Studie & Vooroordelen

Student BMH Sofie over vooroordelen: ‘Je moet inderdaad ballen hebben voor deze studie’

Illustratie: Marie van der Donk

Over vrijwel elke opleiding bestaan vooroordelen. Welke zijn dat en hoe ga je daarmee om? Deze week BMH, Bachelor Medische Hulpverlening.
We vroegen jullie: waar denk jij aan bij deze opleiding? De antwoorden: ‘Hetzelfde als Verpleegkunde’, ‘Alleen maar vrouwen’, ‘Stoer’, ‘Te jong voor de ambulance’, ‘Te weinig ervaring’ en ‘Rijk ga je er niet mee worden’.

Tweedejaars student Sofie Tange (20), reageert.

Is BMH niet gewoon hetzelfde als de studie Verpleegkunde?
‘Nee. Het is wel te vergelijken, maar BMH is veel meer gericht op de acute zorg. Wij komen terecht bij de ambu, op de spoedeisende hulp, bij de anesthesie of cardio diagnostiek.’

Hebben studenten BMH te weinig ervaring om te beginnen in het werkveld?
‘Dit is een van de vooroordelen die ik veel hoor. De normale route naar bijvoorbeeld de ambulance is veel langer. Je moet Verpleegkunde hebben gestudeerd, twee jaar op een afdeling werken, twee jaar bij de spoedeisende hulp werken en dan pas kun je een traject beginnen om op de ambulance te komen.

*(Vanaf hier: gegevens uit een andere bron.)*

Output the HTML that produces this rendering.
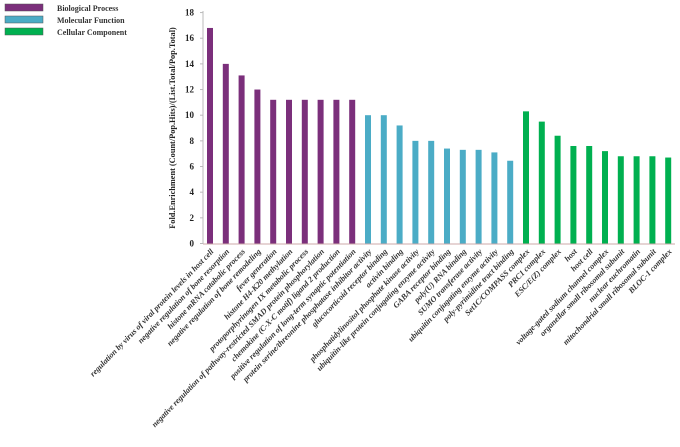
<!DOCTYPE html>
<html><head><meta charset="utf-8"><style>body{margin:0;background:#fff}</style></head><body>
<svg width="680" height="442" xmlns="http://www.w3.org/2000/svg" font-family="Liberation Serif, serif">
<rect x="5" y="4" width="38" height="7" fill="#7b2f7b" stroke="#555" stroke-width="0.5"/>
<rect x="5" y="16" width="38" height="7" fill="#4bacc6" stroke="#555" stroke-width="0.5"/>
<rect x="5" y="28" width="38" height="7" fill="#00b050" stroke="#555" stroke-width="0.5"/>
<g font-size="8" font-weight="bold" fill="#333">
<text x="57" y="11">Biological Process</text>
<text x="57" y="23">Molecular Function</text>
<text x="57" y="35">Cellular Component</text>
</g>
<text transform="translate(175,128) rotate(-90)" text-anchor="middle" font-size="8.3" font-weight="bold" fill="#222">Fold.Enrichment  (Count/Pop.Hits)/(List.Total/Pop.Total)</text>
<line x1="203" y1="11" x2="203" y2="244" stroke="#bbb"/>
<line x1="203" y1="244" x2="675" y2="244" stroke="#caa" stroke-width="1"/>
<g font-size="9" font-weight="bold" text-anchor="end" fill="#222" id="ticks"></g>
<g id="bars"></g>
<g id="labels" font-size="8.1" font-weight="bold" font-style="italic" fill="#333" text-anchor="end"></g>
<script>
var ns="http://www.w3.org/2000/svg";
var y0=243.5,k=12.83;
var t=document.getElementById('ticks');
for(var v=0;v<=18;v+=2){var e=document.createElementNS(ns,'text');e.setAttribute('x',194);e.setAttribute('y',y0-v*k+3);e.textContent=v;t.appendChild(e);
var l=document.createElementNS(ns,'line');l.setAttribute('x1',200);l.setAttribute('x2',203);l.setAttribute('y1',y0-v*k);l.setAttribute('y2',y0-v*k);l.setAttribute('stroke','#bbb');t.appendChild(l);}
var vals=[16.8,14,13.1,12,11.2,11.2,11.2,11.2,11.2,11.2,10,10,9.2,8,8,7.4,7.3,7.3,7.1,6.45,10.3,9.5,8.4,7.6,7.6,7.2,6.8,6.8,6.8,6.7];
var names=["regulation by virus of viral protein levels in host cell","negative regulation of bone resorption","histone mRNA catabolic process","negative regulation of bone remodeling","fever generation","histone H4-K20 methylation","protoporphyrinogen IX metabolic process","negative regulation of pathway-restricted SMAD protein phosphorylation","chemokine (C-X-C motif) ligand 2 production","positive regulation of long-term synaptic potentiation","protein serine/threonine phosphatase inhibitor activity","glucocorticoid receptor binding","activin binding","phosphatidylinositol phosphate kinase activity","ubiquitin-like protein conjugating enzyme activity","GABA receptor binding","poly(U) RNA binding","SUMO transferase activity","ubiquitin conjugating enzyme activity","poly-pyrimidine tract binding","Set1C/COMPASS complex","PRC1 complex","ESC/E(Z) complex","host","host cell","voltage-gated sodium channel complex","organellar small ribosomal subunit","nuclear euchromatin","mitochondrial small ribosomal subunit","BLOC-1 complex"];
var b=document.getElementById('bars'),L=document.getElementById('labels');
for(var i=0;i<30;i++){var cx=210+i*15.8;var c=i<10?'#7b2f7b':(i<20?'#4bacc6':'#00b050');
var r=document.createElementNS(ns,'rect');r.setAttribute('x',cx-3);r.setAttribute('width',6);r.setAttribute('y',y0-vals[i]*k);r.setAttribute('height',vals[i]*k);r.setAttribute('fill',c);b.appendChild(r);
var tx=document.createElementNS(ns,'text');tx.setAttribute('transform','translate('+(cx+4)+',252) rotate(-46)');tx.textContent=names[i];L.appendChild(tx);}
</script>
</svg>
</body></html>
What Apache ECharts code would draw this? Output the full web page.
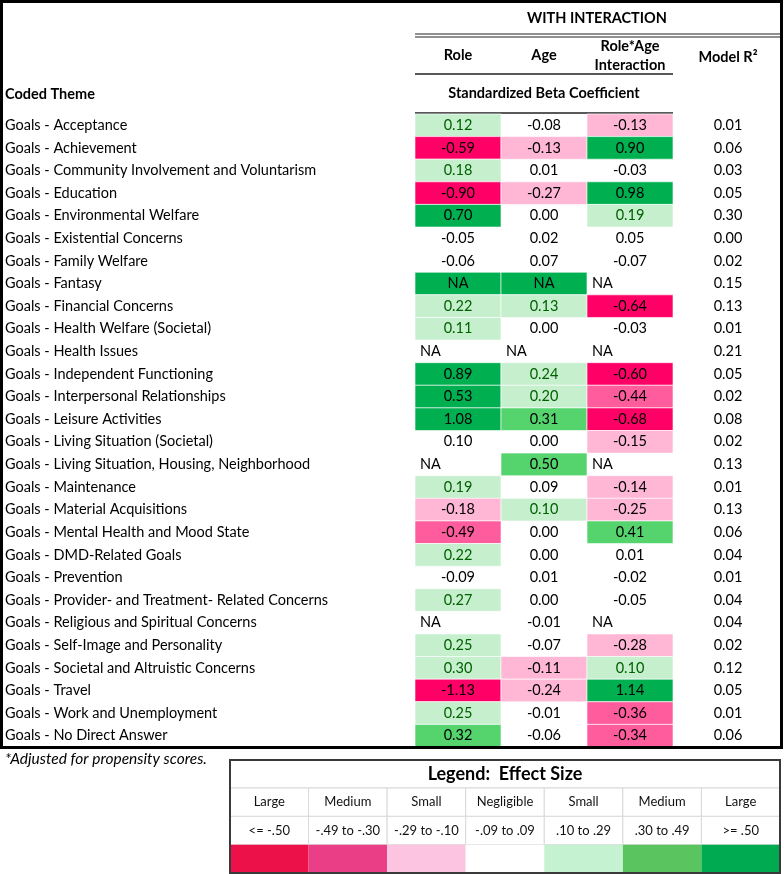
<!DOCTYPE html>
<html lang="en">
<head>
    <meta charset="UTF-8">
    <title>Coded Theme - Standardized Beta Coefficient</title>
    <script src="https://cdn.jsdelivr.net/npm/echarts@6/dist/echarts.min.js"></script>
    <style>
        html, body { margin: 0; padding: 0; background: #fff; }
        #chart { width: 784px; height: 874px; }
    </style>
</head>
<body>
<div id="chart"></div>
<script>
    // table rows
    var themes = [
        'Goals - Acceptance',
        'Goals - Achievement',
        'Goals - Community Involvement and Voluntarism',
        'Goals - Education',
        'Goals - Environmental Welfare',
        'Goals - Existential Concerns',
        'Goals - Family Welfare',
        'Goals - Fantasy',
        'Goals - Financial Concerns',
        'Goals - Health Welfare (Societal)',
        'Goals - Health Issues',
        'Goals - Independent Functioning',
        'Goals - Interpersonal Relationships',
        'Goals - Leisure Activities',
        'Goals - Living Situation (Societal)',
        'Goals - Living Situation, Housing, Neighborhood',
        'Goals - Maintenance',
        'Goals - Material Acquisitions',
        'Goals - Mental Health and Mood State',
        'Goals - DMD-Related Goals',
        'Goals - Prevention',
        'Goals - Provider- and Treatment- Related Concerns',
        'Goals - Religious and Spiritual Concerns',
        'Goals - Self-Image and Personality',
        'Goals - Societal and Altruistic Concerns',
        'Goals - Travel',
        'Goals - Work and Unemployment',
        'Goals - No Direct Answer'
    ];
    var betaColumns = ['Role', 'Age', 'Role*Age Interaction'];

    var roleBeta = [0.12, -0.59, 0.18, -0.90, 0.70, -0.05, -0.06, 'NA', 0.22, 0.11, 'NA', 0.89, 0.53, 1.08,
        0.10, 'NA', 0.19, -0.18, -0.49, 0.22, -0.09, 0.27, 'NA', 0.25, 0.30, -1.13, 0.25, 0.32];
    var ageBeta = [-0.08, -0.13, 0.01, -0.27, 0.00, 0.02, 0.07, 'NA', 0.13, 0.00, 'NA', 0.24, 0.20, 0.31,
        0.00, 0.50, 0.09, 0.10, 0.00, 0.00, 0.01, 0.00, -0.01, -0.07, -0.11, -0.24, -0.01, -0.06];
    var interactionBeta = [-0.13, 0.90, -0.03, 0.98, 0.19, 0.05, -0.07, 'NA', -0.64, -0.03, 'NA', -0.60, -0.44, -0.68,
        -0.15, 'NA', -0.14, -0.25, 0.41, 0.01, -0.02, -0.05, 'NA', -0.28, 0.10, 1.14, -0.36, -0.34];
    var modelR2 = [0.01, 0.06, 0.03, 0.05, 0.30, 0.00, 0.02, 0.15, 0.13, 0.01, 0.21, 0.05, 0.02, 0.08,
        0.02, 0.13, 0.01, 0.13, 0.06, 0.04, 0.01, 0.04, 0.04, 0.02, 0.12, 0.05, 0.01, 0.06];

    // shading used in the table: -3 large neg ... 0 none ... 3 large pos
    var roleShade = [1, -3, 1, -3, 3, 0, 0, 3, 1, 1, 0, 3, 3, 3, 0, 0, 1, -1, -2, 1, 0, 1, 0, 1, 1, -3, 1, 2];
    var ageShade = [0, -1, 0, -1, 0, 0, 0, 3, 1, 0, 0, 1, 1, 2, 0, 2, 0, 1, 0, 0, 0, 0, 0, 0, -1, -1, 0, 0];
    var interactionShade = [-1, 3, 0, 3, 1, 0, 0, 0, -3, 0, 0, -3, -2, -3, -1, 0, -1, -1, 2, 0, 0, 0, 0, -1, 1, 3, -2, -2];

    // legend
    var legendLabels = ['Large', 'Medium', 'Small', 'Negligible', 'Small', 'Medium', 'Large'];
    var legendRanges = ['<= -.50', '-.49 to -.30', '-.29 to -.10', '-.09 to .09', '.10 to .29', '.30 to .49', '>= .50'];
    var legendColors = ['#ec1249', '#ea3f86', '#fdc4e1', '#ffffff', '#c5f2d1', '#5ac55e', '#00aa50'];

    var shadeFill = {'-3': '#ff0066', '-2': '#ff5c9e', '-1': '#ffb7d5', '0': null, '1': '#c6efce', '2': '#55d46e', '3': '#00b050'};

    var FONT = 'Lato';
    var FS = 14.5;

    var chart = echarts.init(document.getElementById('chart'));

    // build cell lists
    var betaCells = [];
    [roleBeta, ageBeta, interactionBeta].forEach(function (col, ci) {
        var shades = [roleShade, ageShade, interactionShade][ci];
        for (var r = 0; r < col.length; r++) {
            betaCells.push({
                col: ci, row: r,
                text: col[r] === 'NA' ? 'NA' : col[r].toFixed(2),
                shade: shades[r]
            });
        }
    });
    var r2Cells = modelR2.map(function (v, r) { return {col: 0, row: r, text: v.toFixed(2)}; });

    var legendCells = [];
    for (var i = 0; i < legendLabels.length; i++) {
        legendCells.push({col: i, row: 0, text: legendLabels[i]});
        legendCells.push({col: i, row: 1, text: legendRanges[i]});
        legendCells.push({col: i, row: 2, fill: legendColors[i]});
    }

    function betaItem(params, api) {
        var cell = betaCells[params.dataIndex];
        var p = api.coord([api.value(0), api.value(1)]);
        var s = api.size([1, 1]);
        var fill = shadeFill[String(cell.shade)];
        // plain NA cells sit on the left, shaded ones are centred
        var leftNA = cell.text === 'NA' && !fill;
        var children = [];
        if (fill) {
            children.push({
                type: 'rect',
                shape: {x: p[0] - s[0] / 2, y: p[1] - s[1] / 2, width: s[0], height: s[1]},
                style: {fill: fill, stroke: '#ffffff', lineWidth: 0.6}
            });
        }
        children.push({
            type: 'text',
            style: {
                text: cell.text,
                x: leftNA ? p[0] - s[0] / 2 + 5 : p[0],
                y: p[1],
                align: leftNA ? 'left' : 'center',
                verticalAlign: 'middle',
                fill: cell.shade === 1 ? '#006100' : '#000000',
                font: FS + 'px ' + FONT
            }
        });
        return {type: 'group', children: children};
    }

    function r2Item(params, api) {
        var cell = r2Cells[params.dataIndex];
        var p = api.coord([api.value(0), api.value(1)]);
        return {
            type: 'text',
            style: {
                text: cell.text, x: p[0], y: p[1],
                align: 'center', verticalAlign: 'middle',
                fill: '#000', font: FS + 'px ' + FONT
            }
        };
    }

    function legendItem(params, api) {
        var cell = legendCells[params.dataIndex];
        var p = api.coord([api.value(0), api.value(1)]);
        var s = api.size([1, 1]);
        var box = {x: p[0] - s[0] / 2, y: p[1] - s[1] / 2, width: s[0], height: s[1]};
        if (cell.fill) {
            return {type: 'rect', shape: box, style: {fill: cell.fill}};
        }
        return {
            type: 'group',
            children: [
                {type: 'rect', shape: box, style: {fill: '#fff', stroke: '#d9d9d9', lineWidth: 1}},
                {
                    type: 'text',
                    style: {
                        text: cell.text, x: p[0], y: p[1],
                        align: 'center', verticalAlign: 'middle',
                        fill: '#111', font: '13px ' + FONT
                    }
                }
            ]
        };
    }

    var hidden = {show: false};

    var option = {
        animation: false,
        backgroundColor: '#ffffff',
        grid: [
            {left: 415, top: 114, width: 258, height: 633},
            {left: 673, top: 114, width: 110, height: 633},
            {left: 230, top: 788, width: 550, height: 85}
        ],
        xAxis: [
            {gridIndex: 0, type: 'category', data: betaColumns, axisLine: hidden, axisTick: hidden, axisLabel: hidden},
            {gridIndex: 1, type: 'category', data: ['Model R²'], axisLine: hidden, axisTick: hidden, axisLabel: hidden},
            {gridIndex: 2, type: 'category', data: legendLabels.map(function (l, i) { return i; }), axisLine: hidden, axisTick: hidden, axisLabel: hidden}
        ],
        yAxis: [
            {
                gridIndex: 0, type: 'category', data: themes, inverse: true,
                axisLine: hidden, axisTick: hidden, splitLine: hidden,
                axisLabel: {
                    show: true, interval: 0, align: 'left', margin: 410,
                    color: '#000', fontFamily: FONT, fontSize: FS
                }
            },
            {gridIndex: 1, type: 'category', data: themes, inverse: true, axisLine: hidden, axisTick: hidden, axisLabel: hidden},
            {gridIndex: 2, type: 'category', data: ['label', 'range', 'colour'], inverse: true, axisLine: hidden, axisTick: hidden, axisLabel: hidden}
        ],
        series: [
            {
                type: 'custom', xAxisIndex: 0, yAxisIndex: 0,
                renderItem: betaItem,
                data: betaCells.map(function (c) { return [c.col, c.row]; })
            },
            {
                type: 'custom', xAxisIndex: 1, yAxisIndex: 1,
                renderItem: r2Item,
                data: r2Cells.map(function (c) { return [c.col, c.row]; })
            },
            {
                type: 'custom', xAxisIndex: 2, yAxisIndex: 2,
                renderItem: legendItem,
                data: legendCells.map(function (c) { return [c.col, c.row]; })
            }
        ],
        graphic: [
            // outer frame of the table
            {type: 'rect', shape: {x: 1.5, y: 1.5, width: 780, height: 746}, style: {fill: 'none', stroke: '#000', lineWidth: 3}, z: 10},
            // header rules
            {type: 'line', shape: {x1: 415, y1: 34, x2: 781, y2: 34}, style: {stroke: '#222', lineWidth: 1.2}},
            {type: 'line', shape: {x1: 415, y1: 37, x2: 781, y2: 37}, style: {stroke: '#222', lineWidth: 1.2}},
            {type: 'line', shape: {x1: 415, y1: 74, x2: 673, y2: 74}, style: {stroke: '#222', lineWidth: 1.5}},
            {type: 'line', shape: {x1: 415, y1: 113, x2: 673, y2: 113}, style: {stroke: '#222', lineWidth: 1.5}},
            // header text
            {type: 'text', style: {text: 'WITH INTERACTION', x: 597, y: 18, align: 'center', verticalAlign: 'middle', font: 'bold ' + FS + 'px ' + FONT, fill: '#000'}},
            {type: 'text', style: {text: 'Role', x: 458, y: 55, align: 'center', verticalAlign: 'middle', font: 'bold ' + FS + 'px ' + FONT, fill: '#000'}},
            {type: 'text', style: {text: 'Age', x: 544, y: 55, align: 'center', verticalAlign: 'middle', font: 'bold ' + FS + 'px ' + FONT, fill: '#000'}},
            {type: 'text', style: {text: 'Role*Age', x: 630, y: 46, align: 'center', verticalAlign: 'middle', font: 'bold ' + FS + 'px ' + FONT, fill: '#000'}},
            {type: 'text', style: {text: 'Interaction', x: 630, y: 65, align: 'center', verticalAlign: 'middle', font: 'bold ' + FS + 'px ' + FONT, fill: '#000'}},
            {type: 'text', style: {text: 'Model R²', x: 728, y: 57, align: 'center', verticalAlign: 'middle', font: 'bold ' + FS + 'px ' + FONT, fill: '#000'}},
            {type: 'text', style: {text: 'Standardized Beta Coefficient', x: 544, y: 93, align: 'center', verticalAlign: 'middle', font: 'bold ' + FS + 'px ' + FONT, fill: '#000'}},
            {type: 'text', style: {text: 'Coded Theme', x: 5, y: 94, align: 'left', verticalAlign: 'middle', font: 'bold ' + FS + 'px ' + FONT, fill: '#000'}},
            // footnote
            {type: 'text', style: {text: '*Adjusted for propensity scores.', x: 5, y: 759, align: 'left', verticalAlign: 'middle', font: 'italic 15.5px ' + FONT, fill: '#000'}},
            // legend frame and title
            {type: 'line', shape: {x1: 230, y1: 788, x2: 780, y2: 788}, style: {stroke: '#d9d9d9', lineWidth: 1}},
            {type: 'text', style: {text: 'Legend:  Effect Size', x: 505, y: 774, align: 'center', verticalAlign: 'middle', font: 'bold 18px ' + FONT, fill: '#000'}},
            {type: 'rect', shape: {x: 230, y: 760, width: 550, height: 113}, style: {fill: 'none', stroke: '#3a3a3a', lineWidth: 2}, z: 10}
        ]
    };

    chart.setOption(option);
</script>
</body>
</html>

Dan ben je minimaal acht jaar bezig. Als je BMH hebt gestudeerd, mag je na de opleiding van vier jaar al werken op de ambulance. Mensen denken dat we daarom niet genoeg ervaring hebben. Maar we worden zo specifiek opgeleid, dat het wel kan. We lopen stage én we doen na onze opleiding nog een traineeship. Uit het werkveld komen tot nu toe positieve reacties.’

En zijn jullie te jong?
‘Omdat ons traject naar de acute zorg korter is, zijn we vaak relatief jong. Mensen denken vaak dat we dan te weinig levenservaring hebben voor het werk. Je gaat namelijk heftige dingen zien in de acute zorg, en daar moet je mee om kunnen gaan. Maar daar worden we goed op getraind. We zijn jong inderdaad, maar niet te jong.’ 

Moet je dan wel heel stoer zijn?
‘Ja. Je moet wel een beetje ballen hebben voor deze studie. Je gaat heftige dingen meemaken. Als je op de ambulance gaat werken, krijg je te maken met heftige ongevallen en dingen zoals kinderreanimaties. Daar moet je tegen opgewassen zijn. Ik zit zelf pas in mijn tweede jaar, dus ik heb zoiets nog niet meegemaakt. Maar ik denk dat ik het aankan, al moet ik dat nog gaan zien. Natuurlijk is het heftig, maar ik denk dat je er vooral veel over moet praten.’

Sta je bij vrienden en familie ook echt bekend als ‘Sofie, de hulpverlener’?
‘Vaak zeggen mensen wel: We hebben Sofie in huis, dus we zijn veilig hoor.’

Zijn er alleen maar vrouwen die BMH studeren?
‘Niet alleen maar, wel voor het grootste deel. Dat is jammer, want mannen zijn hartstikke welkom. Misschien kiezen mannen minder snel een studie in de zorg. Terwijl dit juist een studie is die mannen ook leuk zouden vinden.’

En ga je inderdaad weinig geld verdienen later?
‘Ik ben BMH niet gaan doen met het idee dat ik er heel rijk mee ga worden. Daarentegen haal ik wél heel veel voldoening uit mijn werk. Dat is eigenlijk nog belangrijker dan geld.’

Waarom heb je voor deze opleiding gekozen?
‘Ik wist eerst nooit wat ik wilde worden. Ik wilde de zorg-kant op, maar ik wist niet precies wat. Toen ik BMH zag, dacht ik: dit is het. Acute zorg past bij mij.’

En wat vind je er leuk aan?
‘We hebben heel veel praktijklessen en dat vind ik fijn. Ook hebben we veel contact met docenten. Ze werken vaak in de praktijk en vertellen daar verhalen over aan de studenten. Iedereen kent elkaar, dus dat is heel gezellig.’

Wat wil je hierna gaan doen?
‘Uiteindelijk wil ik in het gele busje rijden.’

Hoe denk je over de vooroordelen?
‘Sommige zijn natuurlijk waar, maar sommige niet. Ik hoop dat mensen een realistischer beeld krijgen over BMH. Vooral dat het echt goed komt met ons.’